While such disposal methods may have been regarded as acceptable decades ago, they are seen now for what they truly are: irresponsible. "We didn't know" simply doesn't cut it as an excuse. When dealing with substances as deadly as mustard and nerve gas and radioactive material, it is indefensible that the armed forces did not make it its business to know the implications of putting them into oceans.

"We didn't keep track" is even more appalling. The Army has records on only about half the dumpsites off U.S. shores. There is no good excuse for the failure to maintain records of activities that had foreseeable, long-term, lethal risks.

"We didn't tell" is bound to tarnish our already battered international reputation. Even friendly New Zealand is asking for information about dumps off its coasts - after discovering that, like other countries, it was never informed of potential dangers.

The nation's obligation now is to locate, monitor and, where feasible, clean up the dumpsites, although that is compromised by the depth and condition of some sites. At a minimum, it has an obligation to inform the countries involved and maritime interests.

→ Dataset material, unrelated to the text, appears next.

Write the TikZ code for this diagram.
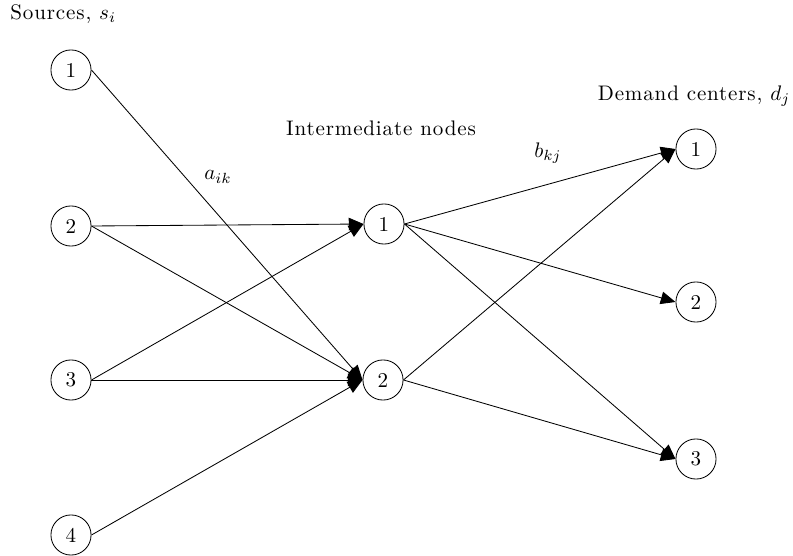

Congress has the authority and an obligation to seize the gavel and take charge of the inquiry - and any follow-up that comes of it. There may well be investigations by outside bodies, driven, perhaps, by skepticism of the nation's willingness to keep partisan interests and a penchant for self-protection from getting in the way of full disclosure and meaningful action. In that environment, it is essential that Congress step up with resolve and approach the job with the intent of uncovering the full scope of the matter, crafting a plan to deal with whatever is discovered, and mobilizing the oversight to make sure that plan is implemented.